Kirletici su fazından daha sonra ekstraksiyon ve parçalanması için aktif karbon yüzeyine transfer edilir.
1.6.7. Kimyasal yükseltgeme
Bu yöntem genellikle biyolojik olarak parçalanamayan atıklar içeren suların arıtılması ve kirletici derişiminin yüksek olduğu durumlarda tercih edilen bir yöntemdir. Kimyasal yükseltgeme iki ana başlık altında incelenebilir.
i) Klasik yükseltgeme
ii) İleri yükseltgeme (Rodriguez ve ark., 2000)
Klasik yükseltgeme işlemi kısaca kirletici içeren suya yükseltgeyici bir reaktifin ilave edilmesi olarak tanımlanabilir. Daha sonra yükseltgeyici reaktif ile kirletici arasında kimyasal yükseltgenme gerçekleşir bu da kirleticinin uzaklaştırılmasını sağlar. En çok kullanılan yükseltgen reaktifler aşağıda kısaca açıklanmıştır (Rodriguez, 2003).
Klor: Organik atıkların giderimi için etkin bir şekilde kullanılan güçlü ve ucuz bir yükseltgendir. Buna karşın, tek dezavantajı düşük seçiciliği nedeniyle yüksek miktarlarda kullanılmasıdır. Ayrıca, yükseltgeme sonucunda klor içeren ara ürünler oluşumu da söz konusudur.
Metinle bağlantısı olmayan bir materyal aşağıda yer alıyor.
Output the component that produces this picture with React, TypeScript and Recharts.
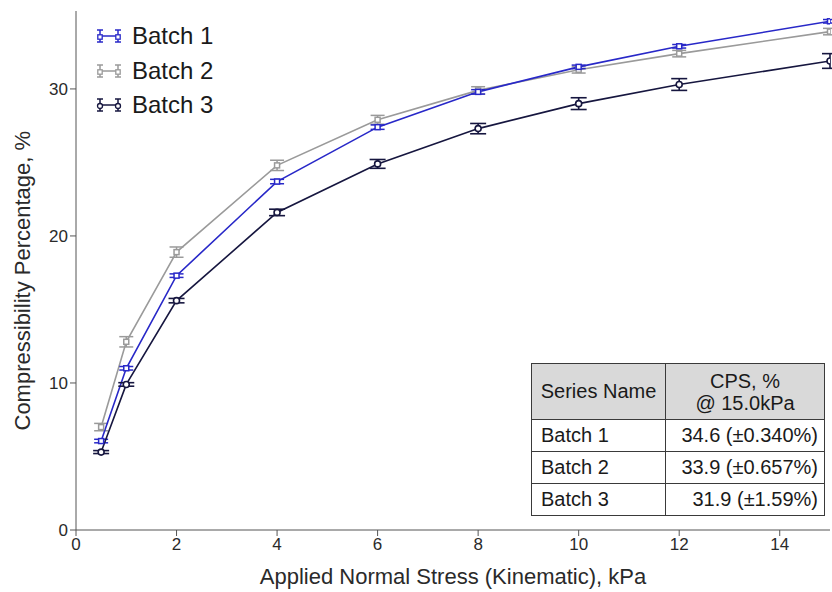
import React from "react";
import {
  ComposedChart,
  Line,
  ErrorBar,
  XAxis,
  YAxis,
} from "recharts";

const FONT = "Arial, 'Liberation Sans', sans-serif";

// applied stress, kPa
const stress = [0.5, 1, 2, 4, 6, 8, 10, 12, 15];
const batch1 = [6.05, 11.0, 17.3, 23.7, 27.4, 29.8, 31.5, 32.9, 34.6];
const batch1Err = [0.12, 0.12, 0.12, 0.15, 0.15, 0.15, 0.12, 0.12, 0.12];
const batch2 = [7.0, 12.8, 18.9, 24.8, 27.9, 29.9, 31.3, 32.4, 33.9];
const batch2Err = [0.25, 0.35, 0.35, 0.35, 0.3, 0.25, 0.22, 0.22, 0.22];
const batch3 = [5.3, 9.9, 15.6, 21.6, 24.9, 27.3, 29.0, 30.3, 31.9];
const batch3Err = [0.1, 0.12, 0.15, 0.22, 0.3, 0.35, 0.4, 0.4, 0.5];

const xTicks = [0, 2, 4, 6, 8, 10, 12, 14];
const yTicks = [0, 10, 20, 30];

const seriesNames = ["Batch 1", "Batch 2", "Batch 3"];
const seriesColors = ["#2828c8", "#9a9a9a", "#16163f"];
const tableValues = ["34.6 (±0.340%)", "33.9 (±0.657%)", "31.9 (±1.59%)"];

const data = stress.map((x, i) => ({
  x,
  b1: batch1[i],
  b1e: batch1Err[i],
  b2: batch2[i],
  b2e: batch2Err[i],
  b3: batch3[i],
  b3e: batch3Err[i],
}));

const squareDot = (color: string, s: number) => (props: any) => {
  const { cx, cy, index } = props;
  if (cx == null || cy == null) return <g key={index} />;
  return (
    <rect
      key={index}
      x={cx - s / 2}
      y={cy - s / 2}
      width={s}
      height={s}
      fill="#fff"
      stroke={color}
      strokeWidth={1.5}
    />
  );
};

const circleDot = (color: string) => (props: any) => {
  const { cx, cy, index } = props;
  if (cx == null || cy == null) return <g key={index} />;
  return <circle key={index} cx={cx} cy={cy} r={3} fill="#fff" stroke={color} strokeWidth={1.6} />;
};

function LegendIcon({ color, circle }: { color: string; circle?: boolean }) {
  return (
    <svg width={26} height={16} style={{ display: "block" }}>
      <line x1={4} y1={8} x2={22} y2={8} stroke={color} strokeWidth={1.5} />
      <line x1={4} y1={2} x2={4} y2={14} stroke={color} strokeWidth={1.5} />
      <line x1={1} y1={2} x2={7} y2={2} stroke={color} strokeWidth={1.5} />
      <line x1={1} y1={14} x2={7} y2={14} stroke={color} strokeWidth={1.5} />
      <line x1={22} y1={2} x2={22} y2={14} stroke={color} strokeWidth={1.5} />
      <line x1={19} y1={2} x2={25} y2={2} stroke={color} strokeWidth={1.5} />
      <line x1={19} y1={14} x2={25} y2={14} stroke={color} strokeWidth={1.5} />
      {circle ? (
        <>
          <circle cx={4} cy={9} r={2.5} fill="#fff" stroke={color} strokeWidth={1.3} />
          <circle cx={22} cy={9} r={2.5} fill="#fff" stroke={color} strokeWidth={1.3} />
        </>
      ) : (
        <>
          <rect x={1.8} y={6.8} width={4.4} height={4.4} fill="#fff" stroke={color} strokeWidth={1.3} />
          <rect x={19.8} y={6.8} width={4.4} height={4.4} fill="#fff" stroke={color} strokeWidth={1.3} />
        </>
      )}
    </svg>
  );
}

const cell: React.CSSProperties = {
  border: "1px solid #3a3a3a",
  padding: "0 8px 0 9px",
  fontSize: 20,
  color: "#1a1a1a",
  whiteSpace: "nowrap",
  overflow: "visible",
};

export default function App() {
  return (
    <div
      style={{
        position: "absolute",
        left: 0,
        top: 0,
        width: 832,
        height: 592,
        background: "#fff",
        fontFamily: FONT,
      }}
    >
      <ComposedChart
        width={832}
        height={592}
        data={data}
        margin={{ top: 11, right: 2, bottom: 0, left: 0 }}
      >
        <XAxis
          dataKey="x"
          type="number"
          domain={[0, 15]}
          ticks={xTicks}
          allowDataOverflow
          height={62}
          tickSize={6}
          stroke="#555"
          tick={{ fill: "#2a2a2a", fontSize: 17, fontFamily: FONT }}
          label={{
            value: "Applied Normal Stress (Kinematic), kPa",
            position: "insideBottom",
            offset: 8,
            fill: "#2a2a2a",
            fontSize: 22,
            fontFamily: FONT,
          }}
        />
        <YAxis
          type="number"
          domain={[0, 35.3]}
          ticks={yTicks}
          allowDataOverflow
          width={76}
          tickSize={6}
          stroke="#555"
          tick={{ fill: "#2a2a2a", fontSize: 17, fontFamily: FONT }}
          label={{
            value: "Compressibility Percentage, %",
            angle: -90,
            position: "insideLeft",
            offset: 22,
            dy: 160,
            fill: "#2a2a2a",
            fontSize: 22,
            fontFamily: FONT,
          }}
        />
        <Line
          dataKey="b2"
          stroke={seriesColors[1]}
          strokeWidth={1.6}
          isAnimationActive={false}
          dot={squareDot(seriesColors[1], 5)}
          activeDot={false}
        >
          <ErrorBar dataKey="b2e" direction="y" width={7} stroke={seriesColors[1]} strokeWidth={1.5} />
        </Line>
        <Line
          dataKey="b1"
          stroke={seriesColors[0]}
          strokeWidth={1.6}
          isAnimationActive={false}
          dot={squareDot(seriesColors[0], 5)}
          activeDot={false}
        >
          <ErrorBar dataKey="b1e" direction="y" width={7} stroke={seriesColors[0]} strokeWidth={1.5} />
        </Line>
        <Line
          dataKey="b3"
          stroke={seriesColors[2]}
          strokeWidth={1.6}
          isAnimationActive={false}
          dot={circleDot(seriesColors[2])}
          activeDot={false}
        >
          <ErrorBar dataKey="b3e" direction="y" width={8} stroke={seriesColors[2]} strokeWidth={1.6} />
        </Line>
      </ComposedChart>

      {/* legend */}
      <div style={{ position: "absolute", left: 96, top: 19 }}>
        {seriesNames.map((name, i) => (
          <div
            key={name}
            style={{ display: "flex", alignItems: "center", height: 34.5 }}
          >
            <LegendIcon color={seriesColors[i]} circle={i === 2} />
            <span style={{ marginLeft: 10, fontSize: 24, color: "#1a1a1a" }}>{name}</span>
          </div>
        ))}
      </div>

      {/* summary table */}
      <table
        style={{
          position: "absolute",
          left: 531,
          top: 363,
          width: 293,
          borderCollapse: "collapse",
          tableLayout: "fixed",
          background: "#fff",
          fontFamily: FONT,
        }}
      >
        <colgroup>
          <col style={{ width: 134 }} />
          <col style={{ width: 159 }} />
        </colgroup>
        <tbody>
          <tr style={{ height: 56, background: "#d9d9d9" }}>
            <td style={{ ...cell, textAlign: "center", padding: 0 }}>Series Name</td>
            <td style={{ ...cell, textAlign: "center", lineHeight: "22px", padding: 0 }}>
              CPS, %
              <br />@ 15.0kPa
            </td>
          </tr>
          {seriesNames.map((name, i) => (
            <tr key={name} style={{ height: 32 }}>
              <td style={{ ...cell, textAlign: "left" }}>{name}</td>
              <td style={{ ...cell, textAlign: "right", padding: "0 6px 0 0" }}>{tableValues[i]}</td>
            </tr>
          ))}
        </tbody>
      </table>
    </div>
  );
}
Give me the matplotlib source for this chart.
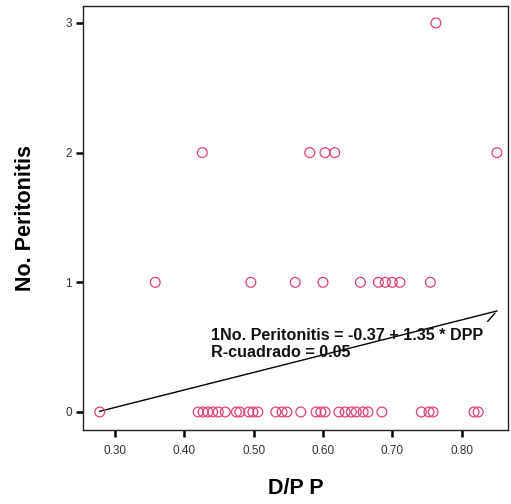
import numpy as np
import matplotlib.pyplot as plt

plt.rcParams['font.family'] = ['Liberation Sans', 'DejaVu Sans']

# D/P P values for each count of peritonitis episodes
dpp_0 = [0.278, 0.420, 0.427, 0.434, 0.441, 0.449, 0.459, 0.475, 0.480, 0.493,
         0.499, 0.506, 0.532, 0.541, 0.548, 0.568, 0.590, 0.597, 0.603, 0.623,
         0.632, 0.641, 0.648, 0.658, 0.665, 0.685, 0.742, 0.753, 0.759, 0.818, 0.824]
dpp_1 = [0.358, 0.496, 0.560, 0.600, 0.654, 0.680, 0.690, 0.700, 0.711, 0.755]
dpp_2 = [0.426, 0.581, 0.603, 0.617, 0.851]
dpp_3 = [0.763]

intercept, slope = -0.37, 1.35
eq_text = "1No. Peritonitis = -0.37 + 1.35 * DPP\nR-cuadrado = 0.05"

x = np.array(dpp_0 + dpp_1 + dpp_2 + dpp_3)
y = np.array([0] * len(dpp_0) + [1] * len(dpp_1) + [2] * len(dpp_2) + [3] * len(dpp_3))

fig = plt.figure(figsize=(5.11, 5.04), dpi=100)
ax = fig.add_axes([83 / 511, 74 / 504, 425 / 511, 424 / 504])

ax.scatter(x, y, s=50, facecolors='none', edgecolors='#e8406e', linewidths=0.9, zorder=3)

# fit line over the data range
xs = np.array([x.min(), x.max()])
ax.plot(xs, intercept + slope * xs, color='black', linewidth=1.0, zorder=2)

ax.text(0.439, 0.525, eq_text, fontsize=11.6, fontweight='bold', color='#111111',
        va='center', ha='left', linespacing=1.2, zorder=4)
ax.annotate('', xy=(xs[1], intercept + slope * xs[1]), xytext=(-8, -9),
            textcoords='offset points',
            arrowprops=dict(arrowstyle='-', color='black', lw=1.0))

ax.set_xlim(0.2538, 0.867)
ax.set_ylim(-0.139, 3.131)
ax.set_xticks([0.30, 0.40, 0.50, 0.60, 0.70, 0.80])
ax.set_xticklabels(['0.30', '0.40', '0.50', '0.60', '0.70', '0.80'])
ax.set_yticks([0, 1, 2, 3])

ax.tick_params(axis='both', direction='out', length=5, width=1.8, labelsize=8.5,
               labelcolor='#333333')
ax.tick_params(axis='x', pad=6)
ax.tick_params(axis='y', pad=3)
for s in ax.spines.values():
    s.set_color('#222222')
    s.set_linewidth(1.0)

ax.set_xlabel('D/P P', fontsize=15.5, fontweight='bold', labelpad=15)
ax.set_ylabel('No. Peritonitis', fontsize=15.5, fontweight='bold', labelpad=21)

fig.savefig('out.png', dpi=100, facecolor='white')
Potasyum permanganat: Su arıtımında yoğun bir şekilde kullanılan bir yükseltgeyicidir. Katı ya da çözelti şeklinde uygulanabilir. Çok güçlü fakat pahalı bir yükseltgendir. Geniş bir pH aralığında çalışabilir. Yükseltgen olarak potasyum permanganat kullanılmasının dezavantajlarından birisi magnezyum dioksit çökeleği oluşumudur. Oluşan çökeleğin uzaklaştırılma gereksinimi sistemin maliyetini arttırmaktadır.